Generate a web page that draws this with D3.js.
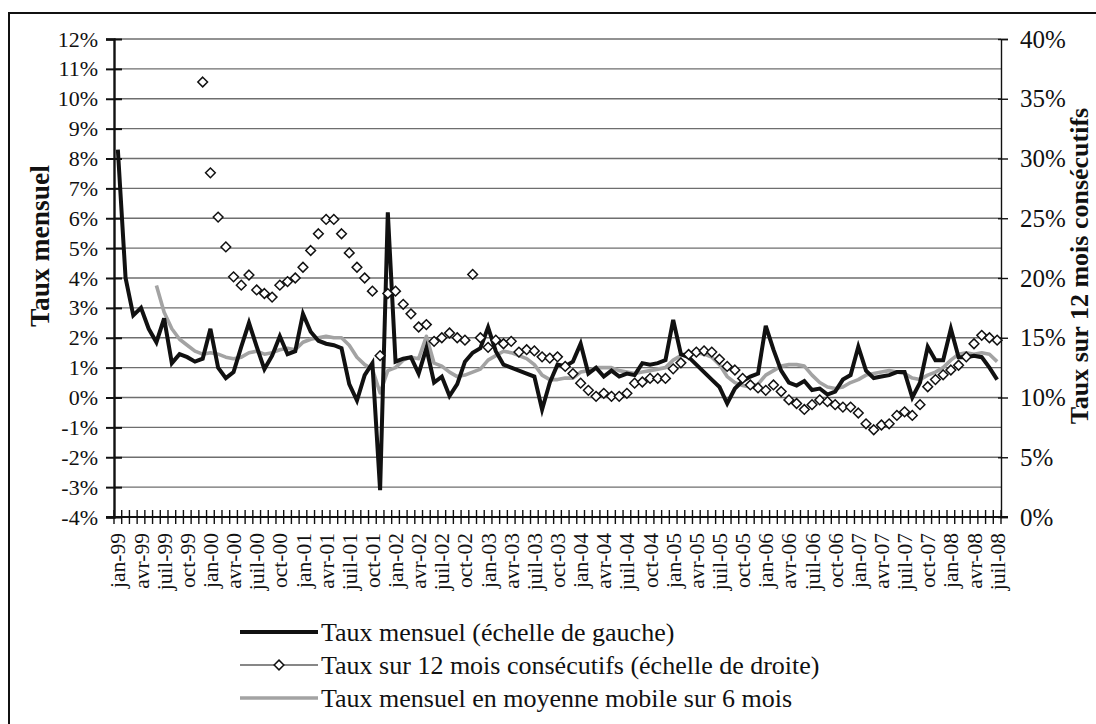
<!DOCTYPE html>
<html><head><meta charset="utf-8">
<script src="https://cdn.jsdelivr.net/npm/d3@7"></script>
<style>
body{margin:0;background:#fff}
svg{display:block}
text{font-family:"Liberation Serif","Times New Roman",serif;fill:#111}
</style>
</head><body>
<svg id="chart" width="1096" height="724"></svg>
<script>
// ---------- DATA ----------
const monthNames = ["jan","févr","mars","avr","mai","juin","juil","août","sept","oct","nov","déc"];
const years = ["99","00","01","02","03","04","05","06","07","08"];
const categories = [];
years.forEach(y => monthNames.forEach(m => categories.push(m + "-" + y)));
categories.splice(115); // jan-99 .. juil-08

const tickLabels = ["jan-99","avr-99","juil-99","oct-99","jan-00","avr-00","juil-00","oct-00",
  "jan-01","avr-01","juil-01","oct-01","jan-02","avr-02","juil-02","oct-02",
  "jan-03","avr-03","juil-03","oct-03","jan-04","avr-04","juil-04","oct-04",
  "jan-05","avr-05","juil-05","oct-05","jan-06","avr-06","juil-06","oct-06",
  "jan-07","avr-07","juil-07","oct-07","jan-08","avr-08","juil-08"];

const leftTicks = [-4,-3,-2,-1,0,1,2,3,4,5,6,7,8,9,10,11,12];
const rightTicks = [0,5,10,15,20,25,30,35,40];

// Taux mensuel (%), left scale
const monthlyRate = [
  8.3,4.0,2.75,3.0,2.3,1.85,2.65,1.15,1.45,1.35,1.2,1.3,
  2.3,1.0,0.65,0.85,1.7,2.5,1.7,0.95,1.4,2.05,1.45,1.55,
  2.8,2.2,1.9,1.8,1.75,1.65,0.45,-0.1,0.75,1.15,-3.1,6.2,
  1.2,1.3,1.35,0.8,1.65,0.5,0.7,0.05,0.45,1.2,1.5,1.65,
  2.35,1.55,1.1,1.0,0.9,0.8,0.7,-0.4,0.5,1.1,1.05,1.2,
  1.8,0.8,1.0,0.7,0.9,0.7,0.8,0.75,1.15,1.1,1.15,1.25,
  2.6,1.45,1.35,1.1,0.85,0.6,0.35,-0.2,0.3,0.55,0.7,0.8,
  2.4,1.6,0.9,0.5,0.4,0.55,0.25,0.3,0.1,0.2,0.6,0.75,
  1.7,0.9,0.65,0.7,0.75,0.85,0.85,0.0,0.5,1.7,1.25,1.25,
  2.3,1.35,1.35,1.4,1.35,1.0,0.6
];

// Taux sur 12 mois consécutifs (%), right scale (starts dec-99)
const rate12 = [
  null,null,null,null,null,null,null,null,null,null,null,36.4,
  28.8,25.1,22.6,20.1,19.4,20.25,19.0,18.7,18.4,19.4,19.7,20.0,
  20.9,22.3,23.7,24.9,24.9,23.7,22.1,20.9,20.0,18.9,13.5,18.7,
  18.9,17.8,17.0,15.9,16.1,14.7,15.0,15.4,15.0,14.8,20.3,15.0,
  14.2,14.8,14.5,14.7,13.8,14.0,13.9,13.4,13.3,13.4,12.6,12.0,
  11.2,10.6,10.1,10.35,10.1,10.1,10.35,11.2,11.3,11.6,11.6,11.6,
  12.4,12.9,13.6,13.8,13.9,13.8,13.2,12.6,12.3,11.6,11.05,10.8,
  10.6,11.05,10.5,9.8,9.5,9.0,9.4,9.8,9.65,9.4,9.2,9.2,
  8.7,7.8,7.3,7.7,7.8,8.5,8.8,8.5,9.4,10.9,11.5,11.9,
  12.3,12.7,13.4,14.5,15.2,15.0,14.8
];

// Taux mensuel en moyenne mobile sur 6 mois (%), left scale (starts jun-99)
const movingAvg6 = [
  null,null,null,null,null,3.75,2.85,2.3,1.95,1.75,1.55,1.45,
  1.5,1.45,1.35,1.3,1.35,1.5,1.55,1.45,1.5,1.6,1.65,1.6,
  1.85,1.95,2.0,2.05,2.0,2.0,1.75,1.35,1.1,0.95,0.15,0.9,
  1.0,1.25,1.35,1.3,2.05,1.15,1.05,0.85,0.7,0.75,0.85,0.95,
  1.25,1.4,1.55,1.5,1.4,1.3,1.1,0.75,0.6,0.6,0.65,0.65,
  0.85,0.9,1.0,1.0,1.0,0.9,0.85,0.8,0.85,0.9,0.95,1.0,
  1.25,1.4,1.5,1.5,1.45,1.35,1.1,0.7,0.5,0.4,0.35,0.45,
  0.75,0.9,1.05,1.1,1.1,1.05,0.75,0.5,0.35,0.3,0.35,0.5,
  0.6,0.75,0.8,0.85,0.9,0.85,0.8,0.65,0.6,0.75,0.85,1.0,
  1.25,1.45,1.5,1.45,1.5,1.45,1.2
];

const legendLabels = [
  "Taux mensuel (échelle de gauche)",
  "Taux sur 12 mois consécutifs (échelle de droite)",
  "Taux mensuel en moyenne mobile sur 6 mois"
];

// ---------- CHART ----------
const svg = d3.select("#chart");
const L = 114, R = 1001, T = 39, B = 517;

const x = d3.scaleBand().domain(categories).range([L, R]).padding(0);
const yL = d3.scaleLinear().domain([-4, 12]).range([B, T]);
const yR = d3.scaleLinear().domain([0, 40]).range([B, T]);
const cx = c => x(c) + x.bandwidth() / 2;

// frame
svg.append("rect").attr("x", 9).attr("y", 13).attr("width", 1100).attr("height", 730)
  .attr("fill", "none").attr("stroke", "#111").attr("stroke-width", 2);

// gridlines
svg.append("g").selectAll("line").data(leftTicks.filter(d => d > -4)).join("line")
  .attr("x1", L).attr("x2", R).attr("y1", d => yL(d)).attr("y2", d => yL(d))
  .attr("stroke", "#6e6e6e").attr("stroke-width", 1.4);

// left axis
const gL = svg.append("g").attr("transform", `translate(${L},0)`)
  .call(d3.axisLeft(yL).tickValues(leftTicks).tickFormat(d => d + "%").tickSize(8).tickPadding(8));
gL.select(".domain").attr("stroke", "#111").attr("stroke-width", 2.4);
gL.selectAll(".tick line").attr("x1", 8).attr("stroke", "#111").attr("stroke-width", 2);
gL.selectAll(".tick text").attr("font-size", 22).attr("font-family", "Liberation Serif").attr("fill", "#111");

// right axis
const gR = svg.append("g").attr("transform", `translate(${R},0)`)
  .call(d3.axisRight(yR).tickValues(rightTicks).tickFormat(d => d + "%").tickSize(7).tickPadding(12));
gR.select(".domain").attr("stroke", "#111").attr("stroke-width", 1.4);
gR.selectAll(".tick line").attr("x1", -3).attr("stroke", "#111").attr("stroke-width", 1.4);
gR.selectAll(".tick text").attr("font-size", 25).attr("font-family", "Liberation Serif").attr("fill", "#111");

// x axis
svg.append("line").attr("x1", 106).attr("x2", 1008).attr("y1", B).attr("y2", B)
  .attr("stroke", "#111").attr("stroke-width", 2);
const bounds = categories.map(c => x(c)).concat([R]);
svg.append("g").selectAll("line").data(bounds).join("line")
  .attr("x1", d => d).attr("x2", d => d).attr("y1", B - 7).attr("y2", B + 7)
  .attr("stroke", "#111").attr("stroke-width", 1.4);
const gX = svg.append("g").attr("transform", `translate(0,${B})`)
  .call(d3.axisBottom(x).tickValues(tickLabels).tickSize(0));
gX.select(".domain").remove();
gX.selectAll(".tick text")
  .attr("font-size", 21.5).attr("font-family", "Liberation Serif").attr("fill", "#111")
  .attr("text-anchor", "end").attr("dy", "0.35em")
  .attr("transform", "translate(0,16) rotate(-90)").attr("x", 0).attr("y", 0);

// moving average (gray)
const lineL = d3.line().defined(d => d.v !== null).x(d => cx(d.c)).y(d => yL(d.v));
svg.append("path")
  .datum(categories.map((c, i) => ({c, v: movingAvg6[i]})))
  .attr("d", lineL).attr("fill", "none").attr("stroke", "#a3a3a3").attr("stroke-width", 3.6)
  .attr("stroke-linejoin", "round");

// monthly (black)
svg.append("path")
  .datum(categories.map((c, i) => ({c, v: monthlyRate[i]})))
  .attr("d", lineL).attr("fill", "none").attr("stroke", "#111").attr("stroke-width", 4)
  .attr("stroke-linejoin", "miter");

// 12-month diamonds
const diamond = d3.symbol().type(d3.symbolDiamond2).size(60);
svg.append("g").selectAll("path")
  .data(categories.map((c, i) => ({c, v: rate12[i]})).filter(d => d.v !== null))
  .join("path")
  .attr("d", diamond)
  .attr("transform", d => `translate(${cx(d.c)},${yR(d.v)})`)
  .attr("fill", "#fff").attr("stroke", "#111").attr("stroke-width", 1.5);

// axis titles
svg.append("text").attr("transform", "translate(49,246) rotate(-90)")
  .attr("text-anchor", "middle").attr("font-size", 27.5).attr("font-weight", "bold")
  .text("Taux mensuel");
svg.append("text").attr("transform", "translate(1088,266) rotate(-90)")
  .attr("text-anchor", "middle").attr("font-size", 26).attr("font-weight", "bold")
  .text("Taux sur 12 mois consécutifs");

// legend
const legY = [632, 665, 698];
const lg = svg.append("g");
lg.append("line").attr("x1", 240).attr("x2", 318).attr("y1", legY[0]).attr("y2", legY[0])
  .attr("stroke", "#111").attr("stroke-width", 4);
lg.append("line").attr("x1", 240).attr("x2", 318).attr("y1", legY[1]).attr("y2", legY[1])
  .attr("stroke", "#111").attr("stroke-width", 1.2);
lg.append("path").attr("d", diamond).attr("transform", `translate(279,${legY[1]})`)
  .attr("fill", "#fff").attr("stroke", "#111").attr("stroke-width", 1.5);
lg.append("line").attr("x1", 240).attr("x2", 318).attr("y1", legY[2]).attr("y2", legY[2])
  .attr("stroke", "#a3a3a3").attr("stroke-width", 3.6);
lg.selectAll("text").data(legendLabels).join("text")
  .attr("x", 321).attr("y", (d, i) => legY[i]).attr("dy", "0.35em")
  .attr("font-size", 26).text(d => d);
</script>
</body></html>
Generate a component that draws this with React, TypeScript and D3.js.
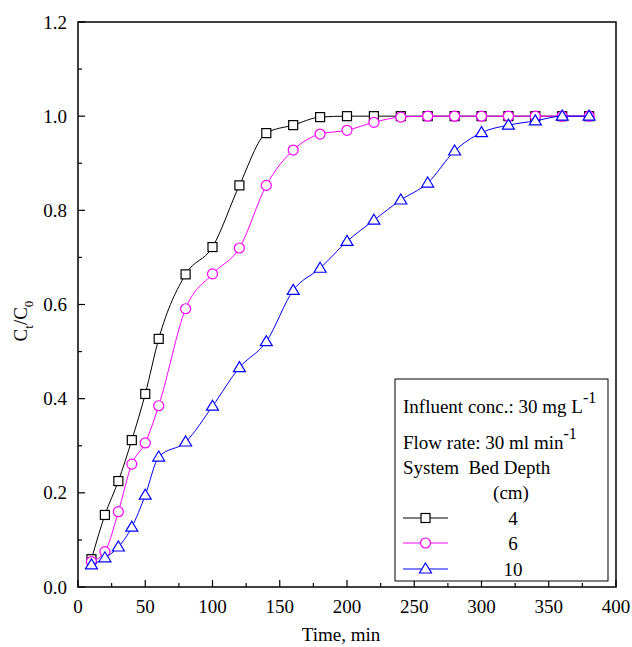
import React, { useRef, useEffect } from "react";
import * as d3 from "d3";

const times = [10, 20, 30, 40, 50, 60, 80, 100, 120, 140, 160, 180, 200, 220, 240, 260, 280, 300, 320, 340, 360, 380];
const depth4 = [0.059, 0.153, 0.225, 0.312, 0.41, 0.527, 0.664, 0.722, 0.853, 0.964, 0.981, 0.998, 1.0, 1.0, 1.0, 1.0, 1.0, 1.0, 1.0, 1.0, 1.0, 1.0];
const depth6 = [0.054, 0.075, 0.16, 0.261, 0.306, 0.385, 0.591, 0.665, 0.72, 0.853, 0.928, 0.962, 0.97, 0.987, 0.998, 1.0, 1.0, 1.0, 1.0, 1.0, 1.0, 1.0];
const depth10 = [0.047, 0.062, 0.085, 0.127, 0.195, 0.276, 0.308, 0.384, 0.466, 0.521, 0.63, 0.677, 0.734, 0.779, 0.822, 0.858, 0.926, 0.965, 0.981, 0.99, 1.0, 1.0];
const seriesLabels = ["4", "6", "10"];
const xTicks = [0, 50, 100, 150, 200, 250, 300, 350, 400];
const yTicks = [0, 0.2, 0.4, 0.6, 0.8, 1.0, 1.2];

const App = () => {
  const ref = useRef<HTMLDivElement>(null);

  useEffect(() => {
    const width = 632;
    const height = 647;
    const marginLeft = 78;
    const marginRight = 16;
    const marginTop = 22;
    const marginBottom = 60;
    const fs = 19;

    const x = d3.scaleLinear().domain([0, 400]).range([marginLeft, width - marginRight]);
    const y = d3.scaleLinear().domain([0, 1.2]).range([height - marginBottom, marginTop]);

    const svg = d3.create("svg")
      .attr("width", width)
      .attr("height", height)
      .attr("viewBox", [0, 0, width, height])
      .style("font-family", "'Liberation Serif', 'Times New Roman', serif")
      .style("display", "block");

    svg.append("rect").attr("width", width).attr("height", height).attr("fill", "white");

    // frame
    svg.append("rect")
      .attr("x", x(0)).attr("y", y(1.2))
      .attr("width", x(400) - x(0)).attr("height", y(0) - y(1.2))
      .attr("fill", "none").attr("stroke", "black").attr("stroke-width", 1.5);

    // x ticks
    const xAxis = svg.append("g").attr("transform", `translate(0,${y(0)})`);
    d3.range(0, 401, 25).forEach(v => {
      const major = v % 50 === 0;
      xAxis.append("line").attr("x1", x(v)).attr("x2", x(v)).attr("y1", 0).attr("y2", major ? -7 : -4)
        .attr("stroke", "black").attr("stroke-width", 1.2);
    });
    xTicks.forEach(v => {
      xAxis.append("text").attr("x", x(v)).attr("y", 26).attr("text-anchor", "middle")
        .attr("font-size", fs).text(v);
    });

    const yAxis = svg.append("g").attr("transform", `translate(${x(0)},0)`);
    d3.range(0, 13).forEach(i => {
      const v = i / 10;
      const major = i % 2 === 0;
      yAxis.append("line").attr("x1", 0).attr("x2", major ? 7 : 4).attr("y1", y(v)).attr("y2", y(v))
        .attr("stroke", "black").attr("stroke-width", 1.2);
    });
    yTicks.forEach(v => {
      yAxis.append("text").attr("x", -11).attr("y", y(v)).attr("dy", "0.35em").attr("text-anchor", "end")
        .attr("font-size", fs).text(v.toFixed(1));
    });

    // axis titles
    svg.append("text").attr("x", 341).attr("y", 641).attr("text-anchor", "middle")
      .attr("font-size", fs).text("Time, min");
    const yt = svg.append("text").attr("transform", `translate(27,321) rotate(-90)`)
      .attr("text-anchor", "middle").attr("font-size", fs);
    yt.append("tspan").text("C");
    yt.append("tspan").attr("font-size", 13).attr("dy", 6).text("t");
    yt.append("tspan").attr("dy", -6).text("/C");
    yt.append("tspan").attr("font-size", 13).attr("dy", 6).text("0");

    const colors = ["#000000", "#ff00ff", "#0000ff"];
    const allSeries = [depth4, depth6, depth10];
    const line = d3.line<[number, number]>().x(d => x(d[0])).y(d => y(d[1])).curve(d3.curveMonotoneX);

    const drawMarker = (g: any, i: number, cx: number, cy: number) => {
      if (i === 0) {
        g.append("rect").attr("x", cx - 4.5).attr("y", cy - 4.5).attr("width", 9).attr("height", 9)
          .attr("fill", "white").attr("stroke", colors[i]).attr("stroke-width", 1.2);
      } else if (i === 1) {
        g.append("circle").attr("cx", cx).attr("cy", cy).attr("r", 5)
          .attr("fill", "white").attr("stroke", colors[i]).attr("stroke-width", 1.2);
      } else {
        g.append("path").attr("d", `M${cx},${cy - 6}L${cx + 6},${cy + 4}L${cx - 6},${cy + 4}Z`)
          .attr("fill", "white").attr("stroke", colors[i]).attr("stroke-width", 1.2);
      }
    };

    allSeries.forEach((vals, i) => {
      const pts = times.map((t, j) => [t, vals[j]] as [number, number]);
      svg.append("path").attr("d", line(pts)).attr("fill", "none")
        .attr("stroke", colors[i]).attr("stroke-width", 1);
      const g = svg.append("g");
      pts.forEach(p => drawMarker(g, i, x(p[0]), y(p[1])));
    });

    // legend box
    const lg = svg.append("g");
    lg.append("rect").attr("x", 395).attr("y", 379).attr("width", 213).attr("height", 202)
      .attr("fill", "white").attr("stroke", "black").attr("stroke-width", 1);
    const t1 = lg.append("text").attr("x", 403).attr("y", 413).attr("font-size", fs);
    t1.append("tspan").text("Influent conc.: 30 mg L");
    t1.append("tspan").attr("dy", -10).attr("font-size", 16).text("-1");
    const t2 = lg.append("text").attr("x", 403).attr("y", 449).attr("font-size", fs);
    t2.append("tspan").text("Flow rate: 30 ml min");
    t2.append("tspan").attr("dy", -10).attr("font-size", 16).text("-1");
    lg.append("text").attr("x", 403).attr("y", 474).attr("font-size", fs).style("white-space", "pre")
      .text("System  Bed Depth");
    lg.append("text").attr("x", 511).attr("y", 499).attr("font-size", fs).attr("text-anchor", "middle").text("(cm)");
    const rowY = [518, 543, 569];
    seriesLabels.forEach((lab, i) => {
      lg.append("line").attr("x1", 403).attr("x2", 448).attr("y1", rowY[i]).attr("y2", rowY[i])
        .attr("stroke", colors[i]).attr("stroke-width", 1);
      drawMarker(lg, i, 425.5, rowY[i]);
      lg.append("text").attr("x", 513).attr("y", rowY[i] + 6.5).attr("text-anchor", "middle")
        .attr("font-size", fs).text(lab);
    });

    ref.current!.innerHTML = "";
    ref.current!.appendChild(svg.node()!);
  }, []);

  return <div ref={ref} style={{ position: "absolute", left: 0, top: 0 }} />;
};

export default App;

Work to be completed:
List all lines holding the string "React".

Output:
Generate a component that draws this with React, TypeScript and D3.js.
import React, { useRef, useEffect } from "react";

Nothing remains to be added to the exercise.